-------- SUPPLIED DATA

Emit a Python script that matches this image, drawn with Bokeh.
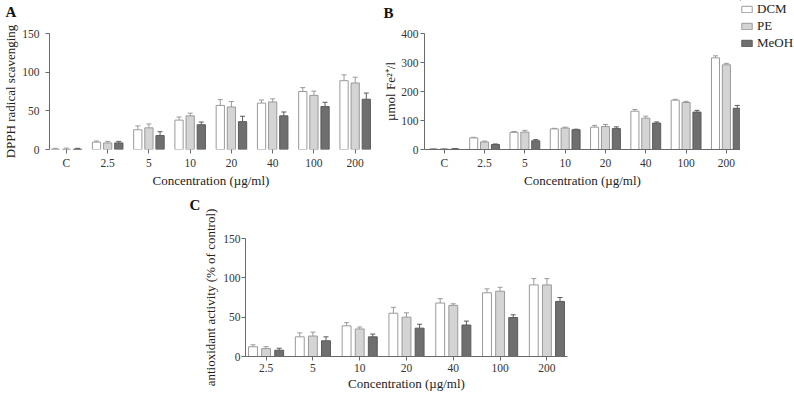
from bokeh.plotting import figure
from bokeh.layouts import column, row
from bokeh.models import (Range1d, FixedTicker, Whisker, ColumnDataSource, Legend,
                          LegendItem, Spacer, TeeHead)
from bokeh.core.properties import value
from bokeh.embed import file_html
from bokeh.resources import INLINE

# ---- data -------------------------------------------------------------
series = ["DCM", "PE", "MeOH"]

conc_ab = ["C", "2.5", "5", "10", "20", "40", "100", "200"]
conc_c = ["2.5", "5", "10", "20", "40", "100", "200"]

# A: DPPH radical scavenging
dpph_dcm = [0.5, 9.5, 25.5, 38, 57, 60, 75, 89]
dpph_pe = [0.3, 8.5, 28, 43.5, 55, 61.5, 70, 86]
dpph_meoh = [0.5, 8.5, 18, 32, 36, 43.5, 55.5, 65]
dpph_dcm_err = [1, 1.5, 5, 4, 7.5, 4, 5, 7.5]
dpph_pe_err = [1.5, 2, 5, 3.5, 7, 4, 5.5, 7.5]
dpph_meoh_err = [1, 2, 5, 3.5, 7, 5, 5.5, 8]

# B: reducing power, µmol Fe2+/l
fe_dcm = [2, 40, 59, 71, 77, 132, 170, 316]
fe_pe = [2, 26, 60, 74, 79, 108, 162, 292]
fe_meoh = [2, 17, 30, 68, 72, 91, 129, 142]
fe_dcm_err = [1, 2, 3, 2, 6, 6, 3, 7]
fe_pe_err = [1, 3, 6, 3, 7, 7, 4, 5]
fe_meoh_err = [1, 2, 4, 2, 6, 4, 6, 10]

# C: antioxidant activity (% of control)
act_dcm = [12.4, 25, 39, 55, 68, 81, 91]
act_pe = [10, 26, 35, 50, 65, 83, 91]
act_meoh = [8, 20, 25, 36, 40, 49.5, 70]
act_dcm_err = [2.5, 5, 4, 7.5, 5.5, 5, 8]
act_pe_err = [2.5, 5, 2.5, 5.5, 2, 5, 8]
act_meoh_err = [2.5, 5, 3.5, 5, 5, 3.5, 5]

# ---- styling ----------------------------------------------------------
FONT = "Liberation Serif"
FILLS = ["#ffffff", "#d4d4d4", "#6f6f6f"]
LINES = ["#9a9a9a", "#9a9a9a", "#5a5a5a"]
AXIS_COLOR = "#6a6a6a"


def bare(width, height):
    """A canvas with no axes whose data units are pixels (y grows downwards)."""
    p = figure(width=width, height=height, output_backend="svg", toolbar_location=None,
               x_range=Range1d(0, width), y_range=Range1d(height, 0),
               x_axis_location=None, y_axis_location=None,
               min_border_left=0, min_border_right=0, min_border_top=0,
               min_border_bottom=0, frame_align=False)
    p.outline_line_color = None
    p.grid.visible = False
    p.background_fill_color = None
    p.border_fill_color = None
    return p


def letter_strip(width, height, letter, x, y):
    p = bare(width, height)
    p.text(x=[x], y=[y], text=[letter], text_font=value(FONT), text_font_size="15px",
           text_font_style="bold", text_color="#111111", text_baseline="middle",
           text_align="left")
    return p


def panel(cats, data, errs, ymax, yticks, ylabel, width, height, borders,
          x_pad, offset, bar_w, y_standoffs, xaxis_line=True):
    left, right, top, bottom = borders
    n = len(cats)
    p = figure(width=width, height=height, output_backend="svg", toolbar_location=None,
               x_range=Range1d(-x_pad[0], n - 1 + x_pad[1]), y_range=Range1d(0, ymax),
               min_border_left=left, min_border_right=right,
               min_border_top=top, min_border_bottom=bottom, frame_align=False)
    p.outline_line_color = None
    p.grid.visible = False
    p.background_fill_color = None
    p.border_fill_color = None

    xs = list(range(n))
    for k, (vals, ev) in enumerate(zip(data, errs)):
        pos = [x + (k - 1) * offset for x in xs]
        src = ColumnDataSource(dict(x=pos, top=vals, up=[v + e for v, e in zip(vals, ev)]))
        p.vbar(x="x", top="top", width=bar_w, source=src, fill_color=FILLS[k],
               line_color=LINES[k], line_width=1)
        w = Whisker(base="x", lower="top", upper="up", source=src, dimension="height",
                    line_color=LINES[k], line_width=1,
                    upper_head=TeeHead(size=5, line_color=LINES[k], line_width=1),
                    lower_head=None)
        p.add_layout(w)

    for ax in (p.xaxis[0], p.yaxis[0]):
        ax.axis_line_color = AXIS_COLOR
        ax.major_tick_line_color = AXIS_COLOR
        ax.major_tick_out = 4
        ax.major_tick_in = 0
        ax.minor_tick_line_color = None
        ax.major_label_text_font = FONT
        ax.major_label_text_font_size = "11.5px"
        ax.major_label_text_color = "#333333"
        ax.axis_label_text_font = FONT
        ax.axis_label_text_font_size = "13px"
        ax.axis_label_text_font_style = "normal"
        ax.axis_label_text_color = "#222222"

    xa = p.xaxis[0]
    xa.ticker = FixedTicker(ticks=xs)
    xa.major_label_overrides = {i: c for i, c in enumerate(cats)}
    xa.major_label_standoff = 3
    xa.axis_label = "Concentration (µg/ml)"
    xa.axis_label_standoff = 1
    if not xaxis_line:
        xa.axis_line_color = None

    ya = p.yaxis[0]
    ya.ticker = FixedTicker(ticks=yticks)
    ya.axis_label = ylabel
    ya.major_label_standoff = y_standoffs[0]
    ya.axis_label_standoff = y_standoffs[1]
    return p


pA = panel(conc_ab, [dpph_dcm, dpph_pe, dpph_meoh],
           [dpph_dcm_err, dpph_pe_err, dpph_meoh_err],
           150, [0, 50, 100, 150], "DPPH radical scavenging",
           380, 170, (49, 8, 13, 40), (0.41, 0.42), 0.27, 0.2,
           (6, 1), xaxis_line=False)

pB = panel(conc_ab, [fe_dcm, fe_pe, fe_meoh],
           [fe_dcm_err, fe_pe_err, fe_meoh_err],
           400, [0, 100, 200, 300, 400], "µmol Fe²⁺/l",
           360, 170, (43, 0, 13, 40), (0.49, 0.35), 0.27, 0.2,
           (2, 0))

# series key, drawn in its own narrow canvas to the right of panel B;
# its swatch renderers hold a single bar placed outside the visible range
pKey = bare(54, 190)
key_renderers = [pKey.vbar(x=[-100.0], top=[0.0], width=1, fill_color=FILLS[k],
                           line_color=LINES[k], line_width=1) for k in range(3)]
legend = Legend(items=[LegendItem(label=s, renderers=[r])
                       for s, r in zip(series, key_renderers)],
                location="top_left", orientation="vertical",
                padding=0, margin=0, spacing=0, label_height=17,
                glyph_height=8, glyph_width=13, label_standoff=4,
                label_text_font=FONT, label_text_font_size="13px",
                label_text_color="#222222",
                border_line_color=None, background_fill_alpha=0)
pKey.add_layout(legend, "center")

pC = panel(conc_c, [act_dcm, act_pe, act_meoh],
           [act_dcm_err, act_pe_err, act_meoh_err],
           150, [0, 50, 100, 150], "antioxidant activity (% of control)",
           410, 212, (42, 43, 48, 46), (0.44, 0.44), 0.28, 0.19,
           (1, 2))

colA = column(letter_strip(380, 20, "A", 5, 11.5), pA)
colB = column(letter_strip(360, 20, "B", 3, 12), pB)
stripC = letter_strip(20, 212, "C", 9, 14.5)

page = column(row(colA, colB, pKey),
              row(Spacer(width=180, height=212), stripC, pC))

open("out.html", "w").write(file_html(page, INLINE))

----------------

THE EXERCISE>
Only lines belong in the copy: transcribe those from the start of the data through the line that contains "fe_meoh_err = [1, 2, 4, 2, 6, 4, 6, 10]", and skip the pictures.

FULL ANSWER>
Emit a Python script that matches this image, drawn with Bokeh.
from bokeh.plotting import figure
from bokeh.layouts import column, row
from bokeh.models import (Range1d, FixedTicker, Whisker, ColumnDataSource, Legend,
                          LegendItem, Spacer, TeeHead)
from bokeh.core.properties import value
from bokeh.embed import file_html
from bokeh.resources import INLINE

# ---- data -------------------------------------------------------------
series = ["DCM", "PE", "MeOH"]

conc_ab = ["C", "2.5", "5", "10", "20", "40", "100", "200"]
conc_c = ["2.5", "5", "10", "20", "40", "100", "200"]

# A: DPPH radical scavenging
dpph_dcm = [0.5, 9.5, 25.5, 38, 57, 60, 75, 89]
dpph_pe = [0.3, 8.5, 28, 43.5, 55, 61.5, 70, 86]
dpph_meoh = [0.5, 8.5, 18, 32, 36, 43.5, 55.5, 65]
dpph_dcm_err = [1, 1.5, 5, 4, 7.5, 4, 5, 7.5]
dpph_pe_err = [1.5, 2, 5, 3.5, 7, 4, 5.5, 7.5]
dpph_meoh_err = [1, 2, 5, 3.5, 7, 5, 5.5, 8]

# B: reducing power, µmol Fe2+/l
fe_dcm = [2, 40, 59, 71, 77, 132, 170, 316]
fe_pe = [2, 26, 60, 74, 79, 108, 162, 292]
fe_meoh = [2, 17, 30, 68, 72, 91, 129, 142]
fe_dcm_err = [1, 2, 3, 2, 6, 6, 3, 7]
fe_pe_err = [1, 3, 6, 3, 7, 7, 4, 5]
fe_meoh_err = [1, 2, 4, 2, 6, 4, 6, 10]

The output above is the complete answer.